Think of the debate as two engines trying to share one fuel line; the louder engine will get most of the supply.

Why are people protesting data centers?

Most protests are grounded in local impacts: higher utility bills, increased water demand, ecological strain, and noise. Activists also raise questions about corporate transparency and what rapid buildouts mean for small communities.

Those concerns are easily amplified by messaging campaigns. Platforms matter: threads on X, posts on LinkedIn, and reports from think tanks act like accelerants when a story catches fire.

On paper, the FBI’s role is obvious — in practice, it’s complex

The committee’s letter asks the FBI to investigate foreign influence; that’s the clear, bureaucratic next step.
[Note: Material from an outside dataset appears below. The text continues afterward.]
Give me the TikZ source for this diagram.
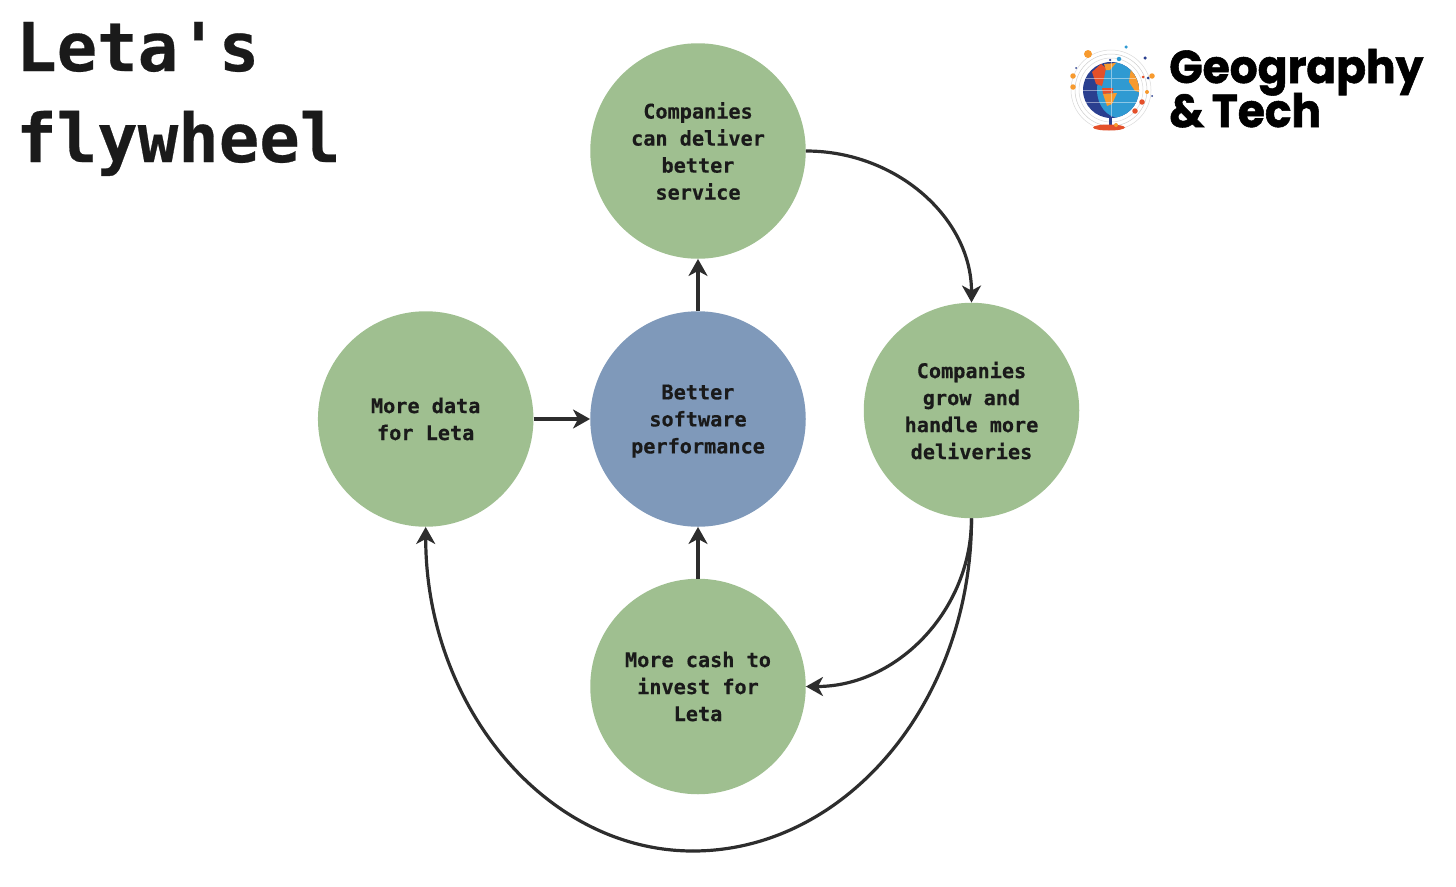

But investigations into influence campaigns are resource-heavy and often hinge on technical traces: IP networks, funding flows, and social amplification patterns across platforms. The Bitcoin Policy Institute and Power the Future supplied narratives that probe those traces, while critics say the reports selectively link actors and intent. Senator Bernie Sanders is named in one report because he hosted a panel featuring two Chinese-born professors — a fact that raises eyebrows but doesn’t, by itself, prove coordination.

I won’t pretend the answer will be simple. When intelligence, politics and local policy cross, every finding is contested. You’ll see competing narratives from campaign-style outlets, from industry spokespeople like Jensen Huang, and from social platforms where the debate plays out in real time.

Will the FBI investigate foreign influence on AI policy?

They’ve been asked to. The letter demands a briefing by June 18, 2026, and names specific officials to respond. Whether the FBI treats this as a formal counterintelligence inquiry or a narrower review of social media manipulation will tell you how seriously Washington treats the claim.

On the ground, outcomes will be driven by perception as much as proof

After months of hearings and coverage, public opinion about AI has hardened. Tech executives promise benefits, but many communities feel immediate costs — a recipe for national friction.

If you’re tracking this, watch three channels: congressional actions, FBI signals about an investigation, and how platforms such as X and LinkedIn are used to amplify local stories. The mechanics matter: who funds ads, which posts get boosted, and where influencers point their followers.

The debate is a mirror: sometimes foreign actors bend the reflection, but most often they exploit a crack that was already there.

I’ll keep following the filings, the briefings, and the neighborhood meetings. Will the FBI find a coordinated Chinese psy-op, or will the evidence point to a messy domestic collision of energy, land use and politics?